Sport specialization increases injury risk

Dr. Michael Ferrell, a sports medicine physician at Bridger Orthopedic, takes a look at his own MRI.

Although basketball season may have ended two months ago, Bozeman High School senior Mack Anderson is still hard at work in the gym.

Anderson decided to give up soccer after his sophomore season to focus on chasing his dream of playing college basketball.

"I really did enjoy playing soccer and was competitive with it,” Anderson said. “But (focusing on basketball) was kind of like taking the next step to wanting to play at the next level.”

The move paid off for Anderson, as he became an all-state player in his senior year and earned a scholarship from the University of Montana. But specializing in one sport can create a huge injury risk for student athletes.

According to research conducted by the University of Wisconsin, high school athletes who specialize in a single sport are 70 percent more likely to suffer an injury during their playing season than those who play multiple sports. The project was commissioned by the National Federation of State High School Associations.

They are more susceptible to “overuse injuries,” which occur when an athletic activity is repeated so often that certain parts of the body do not have enough time to heal.

"Easily 50 percent of the injuries we see are overuse injuries,” said Dr. Michael Ferrell, a sports medicine physician at Bridger Orthopedic in Bozeman.

Ferrell is also a team physician for Montana State University and Bozeman High School.

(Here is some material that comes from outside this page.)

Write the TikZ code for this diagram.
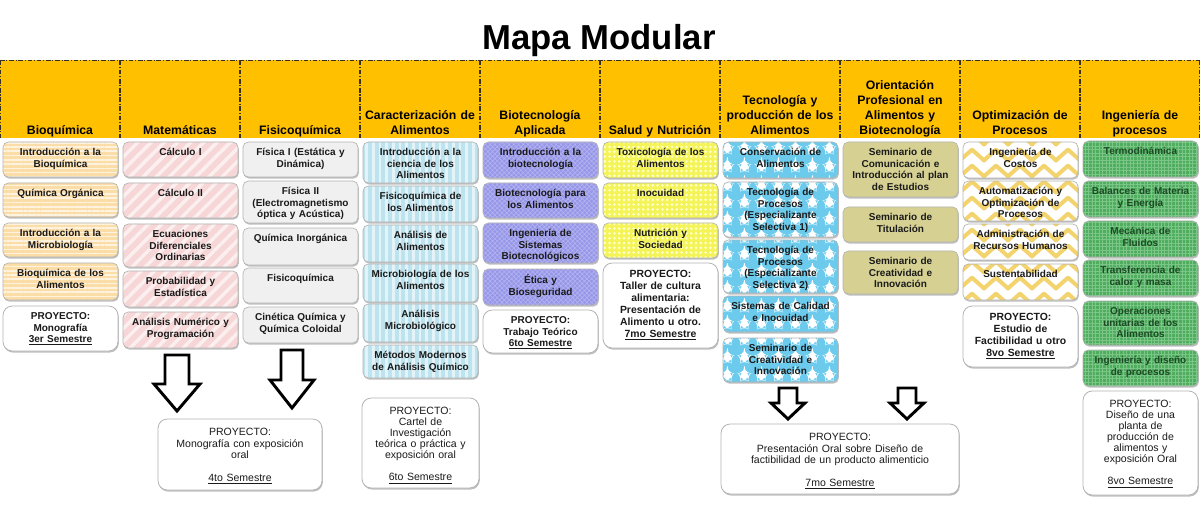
\documentclass[tikz,border=0pt]{standalone}
\usepackage{fontspec}
\setmainfont{Liberation Sans}
\usetikzlibrary{patterns,patterns.meta,shadows}

\definecolor{hdr}{HTML}{FFC000}
\definecolor{dashC}{HTML}{3A3020}
\definecolor{bioqC}{HTML}{FBDDA8}
\definecolor{bioqL}{HTML}{FEF3E0}
\definecolor{mateC}{HTML}{F6D6D6}
\definecolor{mateL}{HTML}{FCEFEF}
\definecolor{fisiC}{HTML}{F0F0F0}
\definecolor{caraC}{HTML}{BDE3EE}
\definecolor{caraL}{HTML}{E3F3F8}
\definecolor{biotC}{HTML}{9696E8}
\definecolor{biotL}{HTML}{B2B2F0}
\definecolor{saluC}{HTML}{F4F458}
\definecolor{saluL}{HTML}{FFFFC8}
\definecolor{tecnC}{HTML}{6CCBEC}
\definecolor{orieC}{HTML}{D6D193}
\definecolor{optiC}{HTML}{F2D36E}
\definecolor{ingpC}{HTML}{4FAE5D}
\definecolor{ingpL}{HTML}{7CC68A}
\definecolor{ingpT}{HTML}{1C4A24}
\definecolor{txtC}{HTML}{1A1A1A}
\definecolor{edgeC}{HTML}{B4B4B4}

\pgfdeclarepatternformonly{zigzag}{\pgfpoint{-2pt}{-2pt}}{\pgfpoint{20pt}{14pt}}{\pgfpoint{18pt}{12pt}}{%
  \pgfsetlinewidth{3pt}\pgfsetroundcap\pgfsetroundjoin
  \pgfpathmoveto{\pgfpoint{0pt}{2pt}}%
  \pgfpathlineto{\pgfpoint{9pt}{10pt}}%
  \pgfpathlineto{\pgfpoint{18pt}{2pt}}%
  \pgfusepath{stroke}}

\tikzset{
  cbase/.style={rectangle, rounded corners=4pt, draw=edgeC, line width=0.5pt, inner sep=0pt,
    drop shadow={shadow xshift=0.6pt, shadow yshift=-1.2pt, opacity=0.25, fill=black}},
  bioq/.style={cbase, preaction={fill=bioqC}, pattern={Lines[angle=0,distance=3.2pt,line width=1.2pt]}, pattern color=bioqL},
  mate/.style={cbase, preaction={fill=mateC}, pattern={Lines[angle=45,distance=7pt,line width=2.6pt]}, pattern color=mateL},
  fisi/.style={cbase, fill=fisiC},
  cara/.style={cbase, preaction={fill=caraC}, pattern={Lines[angle=90,distance=5pt,line width=1.8pt]}, pattern color=caraL},
  biot/.style={cbase, preaction={fill=biotC}, pattern={Hatch[angle=45,distance=2.5pt,line width=0.5pt]}, pattern color=biotL},
  salu/.style={cbase, preaction={fill=saluC}, pattern={Dots[radius=1.1pt,distance=3.6pt]}, pattern color=saluL},
  tecn/.style={cbase, preaction={fill=tecnC}, pattern={Stars[radius=5pt,points=5,distance=13pt]}, pattern color=white},
  orie/.style={cbase, fill=orieC},
  opti/.style={cbase, preaction={fill=white}, pattern=zigzag, pattern color=optiC},
  ingp/.style={cbase, preaction={fill=ingpC}, pattern={Hatch[angle=0,distance=2.6pt,line width=0.5pt]}, pattern color=ingpL},
  pbox/.style={rectangle, rounded corners=7pt, draw=edgeC, line width=0.6pt, inner sep=0pt, fill=white,
    drop shadow={shadow xshift=0.6pt, shadow yshift=-1.2pt, opacity=0.25, fill=black}},
  txt/.style={font=\fontsize{7.5}{8.6}\selectfont\bfseries, text=txtC, text width=100pt, align=center,
    inner sep=0pt, anchor=north, execute at begin node=\strut},
  txtL/.style={txt, font=\fontsize{7.8}{9}\selectfont\bfseries},
  gtxt/.style={txt, text=ingpT},
  btxt/.style={font=\fontsize{7.9}{8.3}\selectfont, text=txtC, text width=180pt, align=center,
    inner sep=0pt, anchor=north, yshift=-2.2pt, execute at begin node=\strut},
  htxt/.style={font=\fontsize{9.2}{11.25}\selectfont\bfseries, text=black, text width=100pt, align=center,
    inner sep=0pt, anchor=south, execute at end node=\strut},
  hcell/.style={rectangle, fill=hdr, inner sep=0pt, minimum width=90pt, minimum height=58.5pt},
  ddash/.style={draw=dashC, line width=0.9pt, dash pattern=on 3.5pt off 1.3pt on 0.8pt off 1.3pt},
  barrow/.style={draw=black, fill=white, line width=2.2pt, line join=miter},
}

% name, box style, text style, x1, y1, x2, y2, text
\newcommand{\cellbox}[8]{%
  \node[#2, minimum width={(#6-#4)*0.75pt}, minimum height={(#7-#5)*0.75pt}] (#1) at ({(#4+#6)/2},{(#5+#7)/2}) {};
  \node[#3] (#1-t) at ({(#4+#6)/2},{#5+5.5}) {#8};
}
% cx, top, headstart, tip, shaft half width, head half width
\newcommand{\blockarrow}[6]{%
  \draw[barrow] (#1-#5,#2) -- (#1+#5,#2) -- (#1+#5,#3) -- (#1+#6,#3) -- (#1,#4) -- (#1-#6,#3) -- (#1-#5,#3) -- cycle;
}

\begin{document}
\begin{tikzpicture}[x=0.75pt, y=-0.75pt]
\useasboundingbox (0,0) rectangle (1200,531);
\fill[white] (0,0) rectangle (1200,531);

\node[font=\fontsize{26}{30}\selectfont\bfseries, anchor=base, inner sep=0pt] (title) at (599,50) {Mapa Modular};

% header cells
\foreach \i in {0,...,9} {
  \node[hcell] (h\i) at ({120*\i+60},99) {};
}
\draw[ddash] (0,60.5) -- (1200,60.5);
\foreach \i in {0,...,10} {
  \draw[ddash] ({min(max(120*\i,0.5),1199.5)},60.5) -- ({min(max(120*\i,0.5),1199.5)},138);
}

\node[htxt] (ht0) at (60,139) {Bioquímica};
\node[htxt] (ht1) at (180,139) {Matemáticas};
\node[htxt] (ht2) at (300,139) {Fisicoquímica};
\node[htxt] (ht3) at (420,139) {Caracterización de\\Alimentos};
\node[htxt] (ht4) at (540,139) {Biotecnología\\Aplicada};
\node[htxt] (ht5) at (660,139) {Salud y Nutrición};
\node[htxt] (ht6) at (780,139) {Tecnología y\\producción de los\\Alimentos};
\node[htxt] (ht7) at (900,139) {Orientación\\Profesional en\\Alimentos y\\Biotecnología};
\node[htxt] (ht8) at (1020,139) {Optimización de\\Procesos};
\node[htxt] (ht9) at (1140,139) {Ingeniería de\\procesos};

% Column 1
\cellbox{bq1}{bioq}{txt}{3}{142}{118}{177}{Introducción a la\\Bioquímica}
\cellbox{bq2}{bioq}{txt}{3}{183}{118}{217}{Química Orgánica}
\cellbox{bq3}{bioq}{txt}{3}{223}{118}{257}{Introducción a la\\Microbiología}
\cellbox{bq4}{bioq}{txt}{3}{263}{118}{300}{Bioquímica de los\\Alimentos}
\cellbox{bqp}{pbox}{txt}{3}{306}{118}{351}{PROYECTO:\\Monografía\\\underline{3er Semestre}}

% Column 2
\cellbox{ma1}{mate}{txt}{123}{142}{238}{177}{Cálculo I}
\cellbox{ma2}{mate}{txt}{123}{183}{238}{218}{Cálculo II}
\cellbox{ma3}{mate}{txt}{123}{224}{238}{267}{Ecuaciones\\Diferenciales\\Ordinarias}
\cellbox{ma4}{mate}{txt}{123}{271}{238}{307}{Probabilidad y\\Estadística}
\cellbox{ma5}{mate}{txt}{123}{312}{238}{348}{Análisis Numérico y\\Programación}

% Column 3
\cellbox{fq1}{fisi}{txt}{243}{142}{358}{177}{Física I (Estática y\\Dinámica)}
\cellbox{fq2}{fisi}{txt}{243}{181}{358}{223}{Física II\\(Electromagnetismo\\óptica y Acústica)}
\cellbox{fq3}{fisi}{txt}{243}{228}{358}{265}{Química Inorgánica}
\cellbox{fq4}{fisi}{txt}{243}{268}{358}{303}{Fisicoquímica}
\cellbox{fq5}{fisi}{txt}{243}{307}{358}{343}{Cinética Química y\\Química Coloidal}

% Column 4
\cellbox{ca1}{cara}{txt}{363}{142}{478}{183}{Introducción a la\\ciencia de los\\Alimentos}
\cellbox{ca2}{cara}{txt}{363}{186}{478}{222}{Fisicoquímica de\\los Alimentos}
\cellbox{ca3}{cara}{txt}{363}{225}{478}{262}{Análisis de\\Alimentos}
\cellbox{ca4}{cara}{txt}{363}{264}{478}{302}{Microbiología de los\\Alimentos}
\cellbox{ca5}{cara}{txt}{363}{304}{478}{342}{Análisis\\Microbiológico}
\cellbox{ca6}{cara}{txt}{363}{345}{478}{378}{Métodos Modernos\\de Análisis Químico}
\cellbox{cap}{pbox}{btxt}{362}{398}{479}{488}{PROYECTO:\\Cartel de\\Investigación\\teórica o práctica y\\exposición oral\\[8.3pt]\underline{6to Semestre}}

% Column 5
\cellbox{bt1}{biot}{txt}{483}{142}{598}{178}{Introducción a la\\biotecnología}
\cellbox{bt2}{biot}{txt}{483}{183}{598}{218}{Biotecnología para\\los Alimentos}
\cellbox{bt3}{biot}{txt}{483}{223}{598}{263}{Ingeniería de\\Sistemas\\Biotecnológicos}
\cellbox{bt4}{biot}{txt}{483}{269}{598}{305}{Ética y\\Bioseguridad}
\cellbox{btp}{pbox}{txt}{483}{310}{598}{353}{PROYECTO:\\Trabajo Teórico\\\underline{6to Semestre}}

% Column 6
\cellbox{sn1}{salu}{txt}{603}{142}{718}{178}{Toxicología de los\\Alimentos}
\cellbox{sn2}{salu}{txt}{603}{183}{718}{218}{Inocuidad}
\cellbox{sn3}{salu}{txt}{603}{223}{718}{258}{Nutrición y\\Sociedad}
\cellbox{snp}{pbox}{txtL}{603}{263}{718}{348}{PROYECTO:\\Taller de cultura\\alimentaria:\\Presentación de\\Alimento u otro.\\\underline{7mo Semestre}}

% Column 7
\cellbox{tp1}{tecn}{txt}{723}{142}{838}{178}{Conservación de\\Alimentos}
\cellbox{tp2}{tecn}{txt}{723}{182}{838}{237}{Tecnología de\\Procesos\\(Especializante\\Selectiva 1)}
\cellbox{tp3}{tecn}{txt}{723}{240}{838}{293}{Tecnología de\\Procesos\\(Especializante\\Selectiva 2)}
\cellbox{tp4}{tecn}{txt}{723}{296}{838}{332}{Sistemas de Calidad\\e Inocuidad}
\cellbox{tp5}{tecn}{txt}{723}{338}{838}{382}{Seminario de\\Creatividad e\\Innovación}

% Column 8
\cellbox{op1}{orie}{txt}{843}{142}{958}{197}{Seminario de\\Comunicación e\\Introducción al plan\\de Estudios}
\cellbox{op2}{orie}{txt}{843}{207}{958}{242}{Seminario de\\Titulación}
\cellbox{op3}{orie}{txt}{843}{251}{958}{294}{Seminario de\\Creatividad e\\Innovación}

% Column 9
\cellbox{oz1}{opti}{txt}{963}{142}{1078}{178}{Ingeniería de\\Costos}
\cellbox{oz2}{opti}{txt}{963}{181}{1078}{221}{Automatización y\\Optimización de\\Procesos}
\cellbox{oz3}{opti}{txt}{963}{224}{1078}{260}{Administración de\\Recursos Humanos}
\cellbox{oz4}{opti}{txt}{963}{264}{1078}{300}{Sustentabilidad}
\cellbox{ozp}{pbox}{txtL}{963}{306}{1078}{367}{PROYECTO:\\Estudio de\\Factibilidad u otro\\\underline{8vo Semestre}}

% Column 10
\cellbox{ip1}{ingp}{gtxt}{1083}{141}{1198}{177}{Termodinámica}
\cellbox{ip2}{ingp}{gtxt}{1083}{181}{1198}{217}{Balances de Materia\\y Energía}
\cellbox{ip3}{ingp}{gtxt}{1083}{221}{1198}{257}{Mecánica de\\Fluidos}
\cellbox{ip4}{ingp}{gtxt}{1083}{260}{1198}{296}{Transferencia de\\calor y masa}
\cellbox{ip5}{ingp}{gtxt}{1083}{301}{1198}{345}{Operaciones\\unitarias de los\\Alimentos}
\cellbox{ip6}{ingp}{gtxt}{1083}{350}{1198}{386}{Ingeniería y diseño\\de procesos}
\cellbox{ipp}{pbox}{btxt}{1083}{391}{1198}{495}{PROYECTO:\\Diseño de una\\planta de\\producción de\\alimentos y\\exposición Oral\\[8.3pt]\underline{8vo Semestre}}

% Bottom projects
\cellbox{mfp}{pbox}{btxt}{158}{419}{322}{490}{PROYECTO:\\Monografía con exposición\\oral\\[8.3pt]\underline{4to Semestre}}
\cellbox{tpp}{pbox}{btxt}{721}{424}{959}{494}{PROYECTO:\\Presentación Oral sobre Diseño de\\factibilidad de un producto alimenticio\\[8.3pt]\underline{7mo Semestre}}

% block arrows
\blockarrow{177}{355}{384}{411}{12}{23}
\blockarrow{292}{350}{380}{408}{11}{22}
\blockarrow{788}{388}{403}{419}{9}{17}
\blockarrow{907}{388}{403}{419}{9}{17}
\end{tikzpicture}
\end{document}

He says that, theoretically, there is an increase in injury risk when playing multiple sports. But he is quick to add that the benefits of being a multisport athlete outweigh that risk.

"The benefits include hand-eye coordination, agility and balance,” Ferrell said. “All the different things you get out of playing multiple sports will actually help you in your primary sport."

That was the case for Alex Veltkamp, a senior at Manhattan Christian School, who is a three-sport athlete. She says playing volleyball and basketball improved her ability in track and field, which helped her land a track and field scholarship at Montana State University.

"I think that they saw that like, 'She's a multi-sport athlete, so once she starts focusing on one sport, she could probably excel a lot more than she has in high school,'” Veltkamp said. “I think, while talking to Coach Kennedy, that was one of the big things he saw."

Even though some fatigue can set in while playing three varsity sports, Veltkamp says the variety helps keep her mentally fresh.

"You're always doing something new throughout the school year,” Veltkamp said. “Throughout the summer, trying to perfect your skills, you're always doing something different."

Meanwhile, Anderson spent his summer on the AAU basketball circuit. That choice in sport specialization gave him the chance to be seen by more college scouts.

"I hadn't really been noticed by any schools," Anderson said. I mean, a couple NAIA schools and stuff, but no Division I schools, or anything like that. So it was just good. Even past the whole recruiting aspect, it was great to just travel and get to meet a bunch of new people."

If a high school athlete does choose to focus on a single sport, Ferrell recommends stretching before and after training, lots of time in the weight room to help build strength and a very simple tip.

"Basically rest,” Ferrell said. “If you're over-training or if you have poor mechanics or a combination thereof, you're going to have injuries."

The American Orthopaedic Society for Sports Medicine put together an online list of injury prevention tips in 25 different sports.